→ Data block

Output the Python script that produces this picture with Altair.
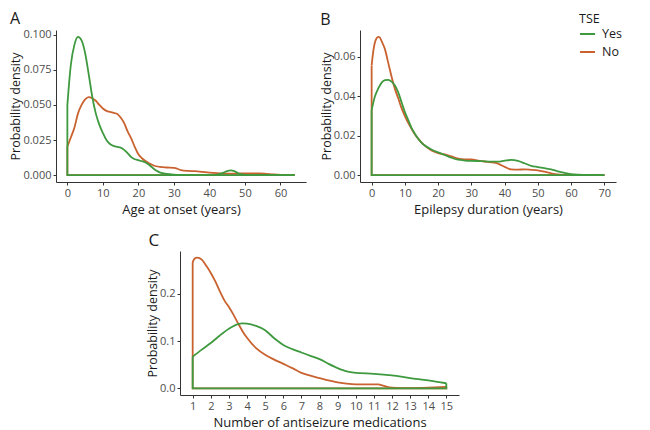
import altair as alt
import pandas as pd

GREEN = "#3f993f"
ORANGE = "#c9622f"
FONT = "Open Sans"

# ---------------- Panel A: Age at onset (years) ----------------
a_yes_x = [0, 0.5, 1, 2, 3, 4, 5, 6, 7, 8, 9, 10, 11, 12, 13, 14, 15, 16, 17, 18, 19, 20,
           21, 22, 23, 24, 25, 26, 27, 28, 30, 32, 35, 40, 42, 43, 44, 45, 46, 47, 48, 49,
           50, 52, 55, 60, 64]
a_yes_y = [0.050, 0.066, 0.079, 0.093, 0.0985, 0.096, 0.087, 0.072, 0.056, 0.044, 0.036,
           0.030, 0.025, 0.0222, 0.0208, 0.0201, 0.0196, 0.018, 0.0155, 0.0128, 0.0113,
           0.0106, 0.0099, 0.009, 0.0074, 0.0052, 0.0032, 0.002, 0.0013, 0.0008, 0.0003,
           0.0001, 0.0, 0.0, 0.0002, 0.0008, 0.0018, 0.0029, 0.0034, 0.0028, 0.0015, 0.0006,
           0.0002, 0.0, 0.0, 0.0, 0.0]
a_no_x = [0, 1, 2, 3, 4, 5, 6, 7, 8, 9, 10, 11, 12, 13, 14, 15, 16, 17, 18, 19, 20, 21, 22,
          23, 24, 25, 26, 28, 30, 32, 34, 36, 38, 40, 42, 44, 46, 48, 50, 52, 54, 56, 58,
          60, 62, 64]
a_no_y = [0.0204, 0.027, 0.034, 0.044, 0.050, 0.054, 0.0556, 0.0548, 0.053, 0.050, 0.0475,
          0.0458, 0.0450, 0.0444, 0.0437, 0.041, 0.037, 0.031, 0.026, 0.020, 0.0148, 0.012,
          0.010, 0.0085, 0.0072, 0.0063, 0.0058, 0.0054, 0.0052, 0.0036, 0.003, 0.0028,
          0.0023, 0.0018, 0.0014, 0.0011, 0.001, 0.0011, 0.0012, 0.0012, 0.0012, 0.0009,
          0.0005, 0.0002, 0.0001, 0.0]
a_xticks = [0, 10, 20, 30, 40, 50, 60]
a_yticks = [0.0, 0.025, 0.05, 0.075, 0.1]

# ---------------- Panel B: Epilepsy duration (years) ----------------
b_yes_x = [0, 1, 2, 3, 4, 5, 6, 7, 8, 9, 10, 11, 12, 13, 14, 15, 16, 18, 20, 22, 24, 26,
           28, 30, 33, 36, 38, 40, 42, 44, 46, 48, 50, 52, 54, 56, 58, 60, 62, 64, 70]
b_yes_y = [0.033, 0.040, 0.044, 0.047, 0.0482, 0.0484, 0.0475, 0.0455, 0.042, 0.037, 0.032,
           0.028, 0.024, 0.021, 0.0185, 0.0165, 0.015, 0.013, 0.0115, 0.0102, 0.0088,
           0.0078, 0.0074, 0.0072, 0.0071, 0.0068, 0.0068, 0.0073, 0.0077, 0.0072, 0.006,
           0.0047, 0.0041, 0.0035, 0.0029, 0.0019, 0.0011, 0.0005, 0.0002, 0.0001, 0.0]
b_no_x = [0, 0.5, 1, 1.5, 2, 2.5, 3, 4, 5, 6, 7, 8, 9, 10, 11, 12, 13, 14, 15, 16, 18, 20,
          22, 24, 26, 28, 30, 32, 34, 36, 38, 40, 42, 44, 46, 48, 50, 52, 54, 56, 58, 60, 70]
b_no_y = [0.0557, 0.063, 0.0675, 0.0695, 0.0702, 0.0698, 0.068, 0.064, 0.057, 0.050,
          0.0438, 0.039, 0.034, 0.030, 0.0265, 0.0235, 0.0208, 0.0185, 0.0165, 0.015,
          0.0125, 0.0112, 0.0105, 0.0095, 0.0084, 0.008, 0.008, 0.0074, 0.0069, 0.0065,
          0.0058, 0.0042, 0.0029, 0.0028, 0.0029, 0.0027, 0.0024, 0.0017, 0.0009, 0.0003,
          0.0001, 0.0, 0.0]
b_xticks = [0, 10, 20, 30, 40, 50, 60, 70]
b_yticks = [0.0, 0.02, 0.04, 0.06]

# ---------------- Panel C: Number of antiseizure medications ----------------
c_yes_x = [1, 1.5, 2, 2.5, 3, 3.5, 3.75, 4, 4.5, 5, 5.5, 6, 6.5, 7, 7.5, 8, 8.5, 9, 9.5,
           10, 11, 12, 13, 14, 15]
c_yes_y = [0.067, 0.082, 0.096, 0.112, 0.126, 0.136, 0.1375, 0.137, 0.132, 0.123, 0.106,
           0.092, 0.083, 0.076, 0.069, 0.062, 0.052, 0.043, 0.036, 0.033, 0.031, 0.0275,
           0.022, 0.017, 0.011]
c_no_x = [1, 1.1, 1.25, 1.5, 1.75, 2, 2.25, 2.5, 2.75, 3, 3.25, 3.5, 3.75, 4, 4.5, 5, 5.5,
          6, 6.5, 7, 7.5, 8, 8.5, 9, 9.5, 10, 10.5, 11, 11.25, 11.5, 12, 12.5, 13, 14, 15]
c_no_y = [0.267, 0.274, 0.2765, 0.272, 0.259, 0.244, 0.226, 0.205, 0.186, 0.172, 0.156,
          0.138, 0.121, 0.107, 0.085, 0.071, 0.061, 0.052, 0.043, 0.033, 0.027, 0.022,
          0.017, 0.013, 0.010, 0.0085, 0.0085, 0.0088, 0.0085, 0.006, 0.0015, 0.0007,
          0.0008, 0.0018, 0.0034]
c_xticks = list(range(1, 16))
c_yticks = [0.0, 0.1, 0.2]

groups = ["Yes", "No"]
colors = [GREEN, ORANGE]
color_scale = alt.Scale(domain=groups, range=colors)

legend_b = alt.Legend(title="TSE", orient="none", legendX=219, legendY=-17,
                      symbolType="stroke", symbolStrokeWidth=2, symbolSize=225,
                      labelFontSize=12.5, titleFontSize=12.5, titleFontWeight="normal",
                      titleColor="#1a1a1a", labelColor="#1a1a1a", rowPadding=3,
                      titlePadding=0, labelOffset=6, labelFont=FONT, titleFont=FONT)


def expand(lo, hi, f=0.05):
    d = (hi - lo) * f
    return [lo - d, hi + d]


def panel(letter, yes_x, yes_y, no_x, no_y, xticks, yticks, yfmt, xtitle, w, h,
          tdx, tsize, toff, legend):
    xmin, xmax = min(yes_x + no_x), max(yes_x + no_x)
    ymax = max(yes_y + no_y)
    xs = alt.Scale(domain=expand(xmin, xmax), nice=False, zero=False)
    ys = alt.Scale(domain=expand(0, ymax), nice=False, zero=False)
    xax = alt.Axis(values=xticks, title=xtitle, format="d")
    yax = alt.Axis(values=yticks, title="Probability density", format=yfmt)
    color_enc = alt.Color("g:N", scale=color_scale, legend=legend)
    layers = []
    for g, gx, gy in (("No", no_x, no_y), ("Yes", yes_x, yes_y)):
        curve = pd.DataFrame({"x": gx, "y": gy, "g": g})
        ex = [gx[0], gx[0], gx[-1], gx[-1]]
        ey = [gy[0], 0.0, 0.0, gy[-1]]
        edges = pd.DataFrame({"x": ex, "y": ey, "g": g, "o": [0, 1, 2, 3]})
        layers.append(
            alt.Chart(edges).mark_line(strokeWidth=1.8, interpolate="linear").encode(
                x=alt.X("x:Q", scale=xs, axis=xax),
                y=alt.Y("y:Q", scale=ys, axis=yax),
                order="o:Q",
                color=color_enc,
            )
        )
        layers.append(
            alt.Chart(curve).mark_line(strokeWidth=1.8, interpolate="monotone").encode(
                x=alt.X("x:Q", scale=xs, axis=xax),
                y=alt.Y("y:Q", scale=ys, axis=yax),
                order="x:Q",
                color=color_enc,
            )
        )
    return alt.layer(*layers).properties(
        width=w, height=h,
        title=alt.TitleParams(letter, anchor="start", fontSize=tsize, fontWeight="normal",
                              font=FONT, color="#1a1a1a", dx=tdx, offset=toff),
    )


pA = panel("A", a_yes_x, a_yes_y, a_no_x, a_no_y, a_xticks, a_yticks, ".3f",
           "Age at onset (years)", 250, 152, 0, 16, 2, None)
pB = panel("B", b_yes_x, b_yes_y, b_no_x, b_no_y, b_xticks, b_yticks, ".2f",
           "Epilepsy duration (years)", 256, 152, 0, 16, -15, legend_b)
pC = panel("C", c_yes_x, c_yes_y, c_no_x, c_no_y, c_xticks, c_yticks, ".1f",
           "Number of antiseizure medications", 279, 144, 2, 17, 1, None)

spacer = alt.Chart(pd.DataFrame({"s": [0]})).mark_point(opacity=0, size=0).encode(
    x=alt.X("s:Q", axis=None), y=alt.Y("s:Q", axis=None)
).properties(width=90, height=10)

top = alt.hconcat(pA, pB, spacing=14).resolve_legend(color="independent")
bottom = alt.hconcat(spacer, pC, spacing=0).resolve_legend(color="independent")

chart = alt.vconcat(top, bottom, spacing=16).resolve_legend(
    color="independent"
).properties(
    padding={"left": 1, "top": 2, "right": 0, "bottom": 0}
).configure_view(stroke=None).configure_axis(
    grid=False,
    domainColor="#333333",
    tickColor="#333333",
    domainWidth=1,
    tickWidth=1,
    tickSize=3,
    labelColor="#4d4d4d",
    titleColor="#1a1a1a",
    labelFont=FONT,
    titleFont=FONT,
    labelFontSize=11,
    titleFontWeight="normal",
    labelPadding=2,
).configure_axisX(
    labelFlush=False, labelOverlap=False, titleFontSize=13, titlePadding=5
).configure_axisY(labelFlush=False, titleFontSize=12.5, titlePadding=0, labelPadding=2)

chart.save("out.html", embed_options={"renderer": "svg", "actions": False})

→ Your objective
Return exactly what appears from the opening line of the material through the line with "a_yticks = [0.0, 0.025, 0.05, 0.075, 0.1]", apart from the pictures.

→ Result for this task
Output the Python script that produces this picture with Altair.
import altair as alt
import pandas as pd

GREEN = "#3f993f"
ORANGE = "#c9622f"
FONT = "Open Sans"

# ---------------- Panel A: Age at onset (years) ----------------
a_yes_x = [0, 0.5, 1, 2, 3, 4, 5, 6, 7, 8, 9, 10, 11, 12, 13, 14, 15, 16, 17, 18, 19, 20,
           21, 22, 23, 24, 25, 26, 27, 28, 30, 32, 35, 40, 42, 43, 44, 45, 46, 47, 48, 49,
           50, 52, 55, 60, 64]
a_yes_y = [0.050, 0.066, 0.079, 0.093, 0.0985, 0.096, 0.087, 0.072, 0.056, 0.044, 0.036,
           0.030, 0.025, 0.0222, 0.0208, 0.0201, 0.0196, 0.018, 0.0155, 0.0128, 0.0113,
           0.0106, 0.0099, 0.009, 0.0074, 0.0052, 0.0032, 0.002, 0.0013, 0.0008, 0.0003,
           0.0001, 0.0, 0.0, 0.0002, 0.0008, 0.0018, 0.0029, 0.0034, 0.0028, 0.0015, 0.0006,
           0.0002, 0.0, 0.0, 0.0, 0.0]
a_no_x = [0, 1, 2, 3, 4, 5, 6, 7, 8, 9, 10, 11, 12, 13, 14, 15, 16, 17, 18, 19, 20, 21, 22,
          23, 24, 25, 26, 28, 30, 32, 34, 36, 38, 40, 42, 44, 46, 48, 50, 52, 54, 56, 58,
          60, 62, 64]
a_no_y = [0.0204, 0.027, 0.034, 0.044, 0.050, 0.054, 0.0556, 0.0548, 0.053, 0.050, 0.0475,
          0.0458, 0.0450, 0.0444, 0.0437, 0.041, 0.037, 0.031, 0.026, 0.020, 0.0148, 0.012,
          0.010, 0.0085, 0.0072, 0.0063, 0.0058, 0.0054, 0.0052, 0.0036, 0.003, 0.0028,
          0.0023, 0.0018, 0.0014, 0.0011, 0.001, 0.0011, 0.0012, 0.0012, 0.0012, 0.0009,
          0.0005, 0.0002, 0.0001, 0.0]
a_xticks = [0, 10, 20, 30, 40, 50, 60]
a_yticks = [0.0, 0.025, 0.05, 0.075, 0.1]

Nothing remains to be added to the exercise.